The ACE inhibitor ramipril substantially improves pain-free walking time and maximum walking time in patients who have peripheral artery disease with intermittent claudication, according to a report in the Feb. 6 issue of JAMA.
In what the investigators described as the first adequately powered randomized controlled trial to demonstrate ramipril’s benefit in this patient population, the magnitude of improvement in walking performance exceeded that reported for all other drug therapies.
The study subjects reported concomitant improvements in their ability to perform daily activities and their health-related quality of life, said Anna A. Ahimastos, Ph.D., of Baker IDI Heart and Diabetes Institute, Melbourne, and her associates.
The only two drugs currently approved in the United States for this indication, pentoxifylline and cilostazol, are reported to increase walking distance by 15% and 25%, respectively. In this trial, ramipril increased pain-free and maximum walking times by 77% and 123%.
Dr. Ahimastos and colleagues enrolled 212 patients with PAD and intermittent claudication in the double-blind trial, randomly assigning 106 to 6 months of ramipril (10 mg/d) and 106 to matching placebo. The mean age of the subjects was 65.5 years, and all were followed at three medical centers in Australia.
All the study subjects were receiving usual care according to their symptoms and risk profiles, which included antiplatelet and lipid-lowering agents. Roughly one-fourth of each group had diabetes, and the cohort included patients with aortoiliac as well as infrainguinal disease.
At 6-month follow-up, ramipril extended the pain-free walking time by a mean of 75 seconds and the maximum walking time by a mean of 255 seconds, compared with placebo. This corresponds to "a clinically significant increase in uphill walking distance of 184 meters," the investigators said (JAMA 2013;309:453-60).
The drug was particularly effective in patients who had femoropopliteal disease, increasing maximal walking time to 286 seconds, compared with patients who had aortoiliac disease, whose maximal walking time improved by 127 seconds.
These increases were independent of the small changes in blood pressure and ankle-brachial index associated with the drug. They exceed the improvements reported in the literature for other conventional PAD drug therapies including pentoxifylline, cilostazol, dipyridamole, ticlopidine, beraprost, iloprost, naftidrofuryl, and statins, Dr. Ahimastos and her associates said.
Patients in the ramipril group also showed improvements on the Walking Impairment Questionnaire in median walking distance, walking speed, and stair-climbing ability, compared with those in the placebo group. Similarly, the ramipril group showed improvement in the physical component of the Short Form–36, a measure of health-related quality of life, relative to the placebo group.

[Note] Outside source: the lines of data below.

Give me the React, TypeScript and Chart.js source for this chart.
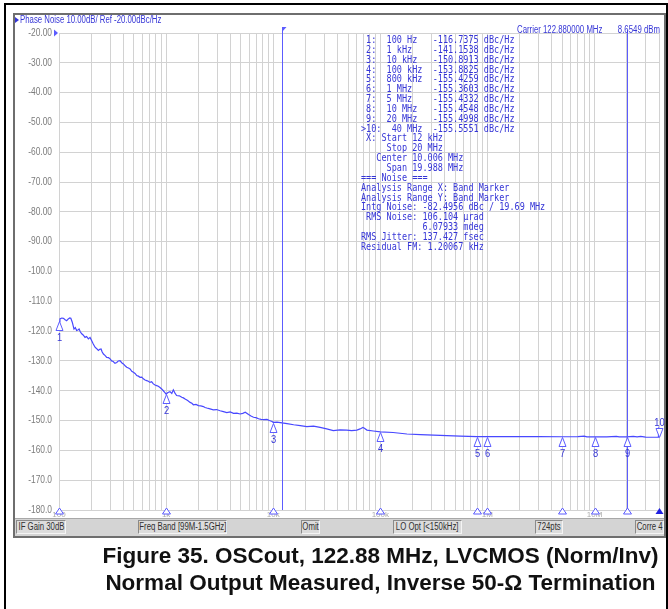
import React, { useEffect, useRef } from "react";
import { Chart, registerables } from "chart.js";

Chart.register(...registerables);

// ---------- data ----------
const traceFreqHz = [
  100, 102, 106, 110, 114, 118, 122, 126, 129, 133, 138, 142, 146, 150, 154, 158, 163, 168, 175, 181,
  188, 195, 202, 209, 217, 225, 233, 240, 247, 253, 260, 270, 279, 290, 300, 310, 321, 333, 346, 358,
  371, 385, 399, 414, 429, 445, 461, 478, 495, 513, 532, 551, 571, 592, 613, 636, 659, 683, 707, 733,
  760, 788, 817, 846, 877, 909, 942, 975, 1000, 1040, 1087, 1130, 1168, 1210, 1254, 1330, 1400, 1450,
  1505, 1590, 1676, 1740, 1798, 1900, 2003, 2110, 2230, 2310, 2397, 2570, 2760, 2960, 3190, 3430, 3690,
  3960, 4260, 4580, 4910, 5200, 5480, 5890, 6200, 6550, 6900, 7300, 7700, 8130, 8740, 9200, 9750, 10000,
  10850, 12090, 13460, 15520, 17890, 20600, 23800, 27400, 31600, 36400, 42000, 48600, 54000, 60400,
  64800, 68800, 71000, 75000, 86000, 100000, 131600, 177200, 236900, 362700, 556300, 800000, 1000000,
  1500000, 2000000, 3000000, 5000000, 7000000, 8000000, 8500000, 10000000, 13000000, 16000000, 17000000,
  20000000, 23000000, 25000000, 27000000, 30000000, 35000000, 39500000, 40000000,
];
const traceDbcHz = [
  -116.8, -115.9, -115.6, -115.7, -116.2, -116.5, -115.9, -115.6, -115.7, -117.0, -119.3, -118.8, -119.8, -119.6, -119.3, -120.2, -120.9, -121.3, -122.1, -121.8,
  -122.6, -122.1, -123.2, -124.3, -125.4, -125.9, -126.5, -126.1, -126.0, -127.0, -127.7, -128.2, -128.8, -128.9, -129.3, -130.0, -130.2, -130.8, -130.5, -130.0,
  -129.9, -130.6, -131.0, -131.6, -132.1, -132.4, -132.7, -133.5, -133.8, -134.2, -134.9, -135.1, -135.5, -135.4, -136.0, -136.4, -136.6, -136.8, -137.2, -137.0,
  -137.7, -138.1, -138.3, -138.5, -138.9, -139.4, -140.0, -140.6, -141.1, -140.6, -140.3, -140.9, -139.7, -140.8, -141.6, -141.7, -142.2, -142.4,
  -142.8, -143.3, -143.9, -144.2, -144.7, -144.6, -145.0, -145.1, -145.3, -145.6, -145.8, -146.1, -146.4, -146.3, -146.7, -147.0, -147.3,
  -147.1, -147.6, -147.5, -147.8, -147.6, -147.2, -148.0, -148.5, -148.9, -149.0, -149.4, -149.6, -149.7, -149.6, -150.0, -150.3, -150.6,
  -150.5, -150.8, -151.0, -151.4, -151.7, -152.0, -151.9, -152.3, -152.8, -153.4, -153.1, -153.2, -153.4, -153.2,
  -152.8, -152.3, -152.6, -153.2, -153.5, -153.8, -154.0, -154.5, -154.7, -155.0, -155.2, -155.4, -155.36,
  -155.4, -155.4, -155.42, -155.43, -155.4, -155.25, -155.45, -155.45, -155.5, -155.3, -155.5,
  -155.5, -155.3, -155.5, -155.3, -155.55, -155.6, -155.55, -152.0,
];

const markerIds = ["1", "2", "3", "4", "5", "6", "7", "8", "9", "10"];
const markerFreqHz = [100, 1e3, 1e4, 1e5, 8e5, 1e6, 5e6, 1e7, 2e7, 4e7];
const markerFreqText = ["100 Hz", "1 kHz", "10 kHz", "100 kHz", "800 kHz", "1 MHz", "5 MHz", "10 MHz", "20 MHz", "40 MHz"];
const markerDbcHz = [-116.7375, -141.1538, -150.8913, -153.8825, -155.4259, -155.3603, -155.4332, -155.4548, -155.4998, -155.5551];

const yTickValues = [-20, -30, -40, -50, -60, -70, -80, -90, -100, -110, -120, -130, -140, -150, -160, -170, -180];
const yTickLabels = ["-20.00", "-30.00", "-40.00", "-50.00", "-60.00", "-70.00", "-80.00", "-90.00", "-100.0", "-110.0", "-120.0", "-130.0", "-140.0", "-150.0", "-160.0", "-170.0", "-180.0"];
const xTickValues = [100, 1e3, 1e4, 1e5, 1e6, 1e7];
const xTickLabels = ["100", "1k", "10k", "100k", "1M", "10M"];

const refLevelDb = -20;
const bandStartHz = 12e3;
const bandStopHz = 20e6;
const xMinHz = 100;
const xMaxHz = 40e6;

const headerText = "Phase Noise 10.00dB/ Ref -20.00dBc/Hz";
const carrierText = "Carrier 122.880000 MHz";
const carrierPowerText = "8.6549 dBm";
const noiseSummaryLines = [
  " X: Start 12 kHz",
  "     Stop 20 MHz",
  "   Center 10.006 MHz",
  "     Span 19.988 MHz",
  "=== Noise ===",
  "Analysis Range X: Band Marker",
  "Analysis Range Y: Band Marker",
  "Intg Noise: -82.4956 dBc / 19.69 MHz",
  " RMS Noise: 106.104 \u00b5rad",
  "            6.07933 mdeg",
  "RMS Jitter: 137.427 fsec",
  "Residual FM: 1.20067 kHz",
];
const statusLabels = ["IF Gain 30dB", "Freq Band [99M-1.5GHz]", "Omit", "LO Opt [<150kHz]", "724pts", "Corre 4"];
const captionLines = [
  "Figure 35. OSCout, 122.88 MHz, LVCMOS (Norm/Inv)",
  "Normal Output Measured, Inverse 50-\u03a9 Termination",
];

// ---------- styles ----------
const TRACE_BLUE = "#4848ff";
const LINE_BLUE = "#5c5cff";
const TEXT_BLUE = "#3535d6";
const GRID = "#d2d2d2";
const SANS = '"Liberation Sans", Arial, sans-serif';
const SQUEEZE = 0.78;

function pad(s: string, n: number) {
  return s.length >= n ? s : s + " ".repeat(n - s.length);
}

const markerTableLines = markerIds.map((id, i) => {
  const idTxt = (i === 9 ? ">" : " ") + id + ":";
  const head = pad(idTxt, 4) + (i === 9 ? "  " : " ");
  return pad(head + markerFreqText[i], 14) + markerDbcHz[i].toFixed(4) + " dBc/Hz";
});
const tableLines = [...markerTableLines, ...noiseSummaryLines];

const statusBoxes = [
  { left: 16, width: 50 },
  { left: 138, width: 89 },
  { left: 301, width: 19 },
  { left: 393, width: 69 },
  { left: 535, width: 28 },
  { left: 635, width: 29 },
];

function NarrowText(props: { text: string; left?: number; right?: number; top: number; color: string; size?: number }) {
  const { text, left, right, top, color, size = 10 } = props;
  const style: any = {
    position: "absolute",
    top,
    font: `${size}px ${SANS}`,
    lineHeight: "12px",
    color,
    whiteSpace: "nowrap",
    transform: `scaleX(${SQUEEZE})`,
    transformOrigin: right !== undefined ? "100% 0" : "0 0",
  };
  if (left !== undefined) style.left = left;
  if (right !== undefined) style.right = right;
  return <div style={style}>{text}</div>;
}

export default function App() {
  const canvasRef = useRef<HTMLCanvasElement>(null);

  useEffect(() => {
    const canvas = canvasRef.current;
    if (!canvas) return;

    const decor = {
      id: "decor",
      afterDraw(chart: any) {
        const { ctx, chartArea: a, scales } = chart;
        const ys = scales.y;
        ctx.save();
        ctx.fillStyle = "#7c7c7c";
        ctx.font = `10px ${SANS}`;
        ctx.textAlign = "right";
        ctx.textBaseline = "middle";
        yTickValues.forEach((v, i) => {
          const py = ys.getPixelForValue(v);
          ctx.save();
          ctx.translate(a.left - 7, py);
          ctx.scale(0.84, 1);
          ctx.fillText(yTickLabels[i], 0, 0);
          ctx.restore();
        });
        ctx.restore();
      },
      afterDatasetsDraw(chart: any) {
        const { ctx, chartArea: a, scales } = chart;
        const xs = scales.x;
        const ys = scales.y;
        ctx.save();
        ctx.lineWidth = 1;
        ctx.strokeStyle = LINE_BLUE;
        ctx.fillStyle = LINE_BLUE;
        const xb1 = Math.round(xs.getPixelForValue(bandStartHz)) + 0.5;
        const xb2 = Math.round(xs.getPixelForValue(bandStopHz)) + 0.5;
        ctx.beginPath();
        ctx.moveTo(xb1, a.top - 4);
        ctx.lineTo(xb1, a.bottom);
        ctx.moveTo(xb2, a.top - 3);
        ctx.lineTo(xb2, a.bottom);
        ctx.stroke();
        // flag at band start
        ctx.beginPath();
        ctx.moveTo(xb1 - 0.5, a.top - 6);
        ctx.lineTo(xb1 + 4, a.top - 6);
        ctx.lineTo(xb1 - 0.5, a.top - 1);
        ctx.closePath();
        ctx.fill();
        // reference level arrow
        const yr = ys.getPixelForValue(refLevelDb);
        ctx.beginPath();
        ctx.moveTo(a.left - 5, yr - 3.5);
        ctx.lineTo(a.left - 1, yr);
        ctx.lineTo(a.left - 5, yr + 3.5);
        ctx.closePath();
        ctx.fill();

        ctx.font = `11px ${SANS}`;
        ctx.textAlign = "center";
        ctx.textBaseline = "middle";
        markerFreqHz.forEach((f, i) => {
          const px = Math.round(xs.getPixelForValue(f)) + 0.5;
          const py = Math.round(ys.getPixelForValue(markerDbcHz[i])) + 0.5;
          const last = i === markerFreqHz.length - 1;
          ctx.strokeStyle = LINE_BLUE;
          ctx.fillStyle = "#ffffff";
          ctx.beginPath();
          if (!last) {
            ctx.moveTo(px, py);
            ctx.lineTo(px - 3.5, py + 9);
            ctx.lineTo(px + 3.5, py + 9);
          } else {
            ctx.moveTo(px, py);
            ctx.lineTo(px - 3.5, py - 9);
            ctx.lineTo(px + 3.5, py - 9);
          }
          ctx.closePath();
          ctx.fill();
          ctx.stroke();
          ctx.fillStyle = TEXT_BLUE;
          ctx.save();
          ctx.translate(px, last ? py - 15 : py + 16);
          ctx.scale(0.85, 1);
          ctx.fillText(markerIds[i], 0, 0);
          ctx.restore();

          // bottom marker triangles
          const by = a.bottom;
          ctx.beginPath();
          ctx.moveTo(px, by - 2);
          ctx.lineTo(px - 4, by + 4);
          ctx.lineTo(px + 4, by + 4);
          ctx.closePath();
          if (last) {
            ctx.fillStyle = "#2020e0";
            ctx.fill();
          } else {
            ctx.fillStyle = "#ffffff";
            ctx.fill();
            ctx.stroke();
          }
        });
        ctx.restore();
      },
    };

    const chart = new Chart(canvas, {
      type: "line",
      data: {
        datasets: [
          {
            data: traceFreqHz.map((f, i) => ({ x: f, y: traceDbcHz[i] })),
            borderColor: TRACE_BLUE,
            borderWidth: 1.2,
            pointRadius: 0,
            tension: 0,
            fill: false,
          },
        ],
      },
      options: {
        animation: false,
        responsive: false,
        devicePixelRatio: 1,
        layout: { padding: { left: 0, right: 9, top: 33, bottom: 87 } },
        plugins: { legend: { display: false }, tooltip: { enabled: false }, title: { display: false } },
        scales: {
          x: {
            type: "logarithmic",
            min: xMinHz,
            max: xMaxHz,
            border: { display: false },
            grid: { color: GRID, drawTicks: false, lineWidth: 1 },
            afterBuildTicks: (scale: any) => {
              const t: { value: number }[] = [];
              for (let d = 100; d <= 1e7; d *= 10) {
                for (let m = 1; m <= 9; m++) {
                  const v = m * d;
                  if (v <= xMaxHz) t.push({ value: v });
                }
              }
              scale.ticks = t;
            },
            afterFit: (scale: any) => {
              scale.height = 12;
            },
            ticks: {
              autoSkip: false,
              maxRotation: 0,
              padding: 0,
              color: "#ababab",
              font: { size: 8, family: SANS },
              callback: (v: any) => {
                const i = xTickValues.indexOf(Number(v));
                return i >= 0 ? xTickLabels[i] : "";
              },
            },
          },
          y: {
            type: "linear",
            min: -180,
            max: -20,
            border: { display: false },
            grid: { color: GRID, drawTicks: false, lineWidth: 1 },
            afterFit: (scale: any) => {
              scale.width = 59;
            },
            ticks: {
              stepSize: 10,
              padding: 7,
              color: "rgba(0,0,0,0)",
              font: { size: 10, family: SANS },
              callback: (v: any) => {
                const i = yTickValues.indexOf(Number(v));
                return i >= 0 ? yTickLabels[i] : "";
              },
            },
          },
        },
      },
      plugins: [decor],
    } as any);

    return () => chart.destroy();
  }, []);

  return (
    <div style={{ position: "absolute", left: 0, top: 0, width: 668, height: 609, background: "#fff", overflow: "hidden" }}>
      {/* outer frame */}
      <div style={{ position: "absolute", left: 4, top: 3, width: 660, height: 640, border: "2px solid #000" }} />
      {/* instrument panel */}
      <div style={{ position: "absolute", left: 13, top: 13, width: 649, height: 521, border: "2px solid #6e6e6e", background: "#fff" }} />
      {/* status bar */}
      <div style={{ position: "absolute", left: 15, top: 518, width: 649, height: 17, background: "#d4d4d4", borderTop: "1px solid #a8a8a8" }}>
        {statusLabels.map((s, i) => (
          <div
            key={i}
            style={{
              position: "absolute",
              left: statusBoxes[i].left - 15,
              top: 1,
              width: statusBoxes[i].width,
              height: 14,
              boxSizing: "border-box",
              borderTop: "1px solid #8a8a8a",
              borderLeft: "1px solid #8a8a8a",
              borderBottom: "1px solid #f4f4f4",
              borderRight: "1px solid #f4f4f4",
              background: "#dcdcdc",
              display: "flex",
              justifyContent: "center",
              alignItems: "center",
            }}
          >
            <span
              style={{
                display: "inline-block",
                font: `10px ${SANS}`,
                color: "#303030",
                lineHeight: "12px",
                whiteSpace: "nowrap",
                transform: `scaleX(${SQUEEZE})`,
                transformOrigin: "50% 50%",
              }}
            >
              {s}
            </span>
          </div>
        ))}
      </div>
      <canvas ref={canvasRef} width={668} height={609} style={{ position: "absolute", left: 0, top: 0, width: 668, height: 609 }} />
      {/* header */}
      <div style={{ position: "absolute", left: 15, top: 17, width: 0, height: 0, borderTop: "3px solid transparent", borderBottom: "3px solid transparent", borderLeft: `4px solid ${TEXT_BLUE}` }} />
      <NarrowText text={headerText} left={20} top={14} color={TEXT_BLUE} />
      <NarrowText text={carrierText} left={517} top={24} color={TEXT_BLUE} />
      <NarrowText text={carrierPowerText} right={668 - 660} top={24} color={TEXT_BLUE} />
      {/* marker table */}
      <div
        style={{
          position: "absolute",
          left: 361,
          top: 35,
          transform: "scaleX(0.85)",
          transformOrigin: "0 0",
          font: '10px "DejaVu Sans Mono", monospace',
          lineHeight: "9.85px",
          color: TEXT_BLUE,
          whiteSpace: "pre",
        }}
      >
        {tableLines.map((l, i) => (
          <div key={i} style={{ height: 9.85 }}>{l}</div>
        ))}
      </div>
      {/* caption */}
      {captionLines.map((c, i) => (
        <div
          key={i}
          style={{
            position: "absolute",
            left: 80,
            width: 601,
            top: 543 + i * 27,
            textAlign: "center",
            font: `bold 22.5px ${SANS}`,
            lineHeight: "26px",
            color: "#111",
            whiteSpace: "nowrap",
          }}
        >
          {c}
        </div>
      ))}
    </div>
  );
}
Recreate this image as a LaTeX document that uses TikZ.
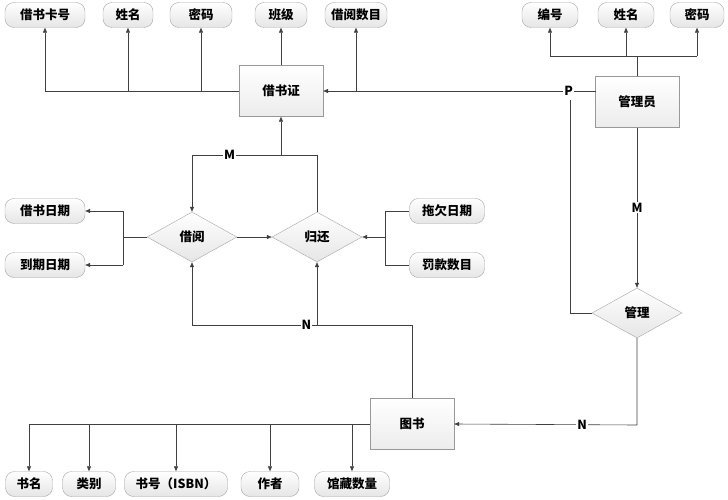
\documentclass[tikz,border=0pt]{standalone}
\usepackage{fontspec}
\setmainfont{Noto Sans CJK SC}
\usetikzlibrary{shapes.geometric,arrows.meta}
\newcommand{\dfont}{\fontsize{12.5}{14}\selectfont\bfseries}
\begin{document}
\begin{tikzpicture}[x=1pt,y=-1pt,
 attr/.style={draw=gray!70,rounded corners=9pt,top color=white,bottom color=gray!20,minimum height=25pt,inner xsep=3pt,font=\dfont},
 ent/.style={draw=gray!80,top color=white,bottom color=gray!15,minimum width=84pt,minimum height=51pt,font=\dfont},
 rel/.style={diamond,aspect=1.8,draw=gray!70,top color=white,bottom color=gray!20,minimum width=90pt,minimum height=50pt,inner sep=0pt,font=\dfont},
 ln/.style={draw=black!75,line width=0.6pt},
 ar/.style={ln,-{Triangle[length=5pt,width=4pt]}},
 lab/.style={font=\dfont,fill=white,inner sep=1pt}]
\useasboundingbox (0,0) rectangle (728,500);
\node[attr,minimum width=80pt] (a1) at (45,15) {借书卡号};
\node[attr,minimum width=50pt] (a2) at (128,15) {姓名};
\node[attr,minimum width=62pt] (a3) at (201,15) {密码};
\node[attr,minimum width=52pt] (a4) at (281,15) {班级};
\node[attr,minimum width=62pt] (a5) at (356,15) {借阅数目};
\node[attr,minimum width=56pt] (b1) at (550,15) {编号};
\node[attr,minimum width=56pt] (b2) at (626,15) {姓名};
\node[attr,minimum width=54pt] (b3) at (697,15) {密码};
\node[ent] (jsz) at (281,91) {借书证};
\node[ent] (gly) at (637,102) {管理员};
\node[ent] (ts) at (412,424) {图书};
\node[rel] (jy) at (192,237) {借阅};
\node[rel] (gh) at (317,237) {归还};
\node[rel] (gl) at (637,313) {管理};
\node[attr,minimum width=80pt] (d1) at (45,211) {借书日期};
\node[attr,minimum width=80pt] (d2) at (45,265) {到期日期};
\node[attr,minimum width=75pt] (d3) at (447,211) {拖欠日期};
\node[attr,minimum width=75pt] (d4) at (447,265) {罚款数目};
\node[attr,minimum width=47pt] (c1) at (29,484) {书名};
\node[attr,minimum width=53pt] (c2) at (89,484) {类别};
\node[attr,minimum width=103pt] (c3) at (176,484) {书号（ISBN）};
\node[attr,minimum width=58pt] (c4) at (270,484) {作者};
\node[attr,minimum width=75pt] (c5) at (352,484) {馆藏数量};
% 借书证 attributes
\coordinate (h1) at (45,91); \coordinate (h2) at (128,91); \coordinate (h3) at (201,91); \coordinate (h5) at (356,91);
\draw[ln] (jsz.west) -- (h1);
\draw[ar] (h1) -- (a1.south); \draw[ar] (h2) -- (a2.south); \draw[ar] (h3) -- (a3.south);
\draw[ar] (jsz.north) -- (a4.south); \draw[ar] (h5) -- (a5.south);
% 管理员 attributes
\coordinate (g1) at (550,56); \coordinate (g3) at (697,56); \coordinate (g2) at (626,56);
\draw[ln] (g1) -- (g3); \draw[ln] (gly.north) -- (637,56);
\draw[ar] (g1) -- (b1.south); \draw[ar] (g2) -- (b2.south); \draw[ar] (g3) -- (b3.south);
% P
\coordinate (p0) at (596,91); \coordinate (p1) at (570,100); \coordinate (p2) at (570,313);
\draw[ar] (p0) -- node[lab,pos=0.1]{P} (jsz.east);
\draw[ln] (p1) -- (p2) -- (gl.west);
% M manage
\draw[ar] (gly.south) -- node[lab]{M} (gl.north);
\coordinate (n1) at (637,425);
\draw[ar] (gl.south) -- (n1) -- node[lab,pos=0.3]{N} (ts.east);
% M borrow
\coordinate (m1) at (192,155); \coordinate (m2) at (317,155); \coordinate (m3) at (281,155);
\draw[ar] (m3) -- (jsz.south);
\draw[ln] (gh.north) -- (m2) -- node[lab,pos=0.7]{M} (m1);
\draw[ar] (m1) -- (jy.north);
\draw[ar] (jy.east) -- (gh.west);
% N borrow
\coordinate (k1) at (412,325); \coordinate (k2) at (192,325); \coordinate (k3) at (317,325);
\draw[ln] (ts.north) -- (k1) -- node[lab,pos=0.48]{N} (k2);
\draw[ar] (k2) -- (jy.south); \draw[ar] (k3) -- (gh.south);
% dates
\coordinate (e1) at (123,211); \coordinate (e2) at (123,265); \coordinate (e0) at (123,237);
\draw[ln] (jy.west) -- (e0); \draw[ln] (e1) -- (e2);
\draw[ar] (e1) -- (d1.east); \draw[ar] (e2) -- (d2.east);
\coordinate (f1) at (385,211); \coordinate (f2) at (385,265); \coordinate (f0) at (385,237);
\draw[ln] (f1) -- (f2); \draw[ar] (f0) -- (gh.east);
\draw[ln] (f1) -- (d3.west); \draw[ln] (f2) -- (d4.west);
% 图书 attributes
\coordinate (t1) at (29,424);
\draw[ln] (ts.west) -- (t1);
\draw[ar] (t1) -- (c1.north);
\foreach \c in {c2,c3,c4,c5}{\draw[ar] (\c.north |- t1) -- (\c.north);}
\end{tikzpicture}
\end{document}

Ramipril did not significantly change any of the laboratory factors measured in the safety monitoring portion of the study. The only adverse events were transient dizziness, which affected 8.5% of the ramipril group and 2.8% of the placebo group, and persistent cough, which prompted seven patients in the ramipril group to withdraw from the study.
It is not yet known how ramipril improves functional capacity in PAD patients with intermittent claudication. Laboratory and animal studies suggest that the drug may increase peripheral blood flow and promote structural and functional changes in skeletal muscle, the researchers said.
This study was limited in that most of the subjects were whites of European descent, and the investigators had to select a population of patients with stable PAD "in whom we could ethically administer either a placebo or an ACE inhibitor" for 6 months. The cohort was thus "restricted to the lower end of the blood pressure spectrum and excluded patients with other major comorbid conditions," so the findings may not be generalizable to patients with higher blood pressure or to ethnically diverse populations, they added.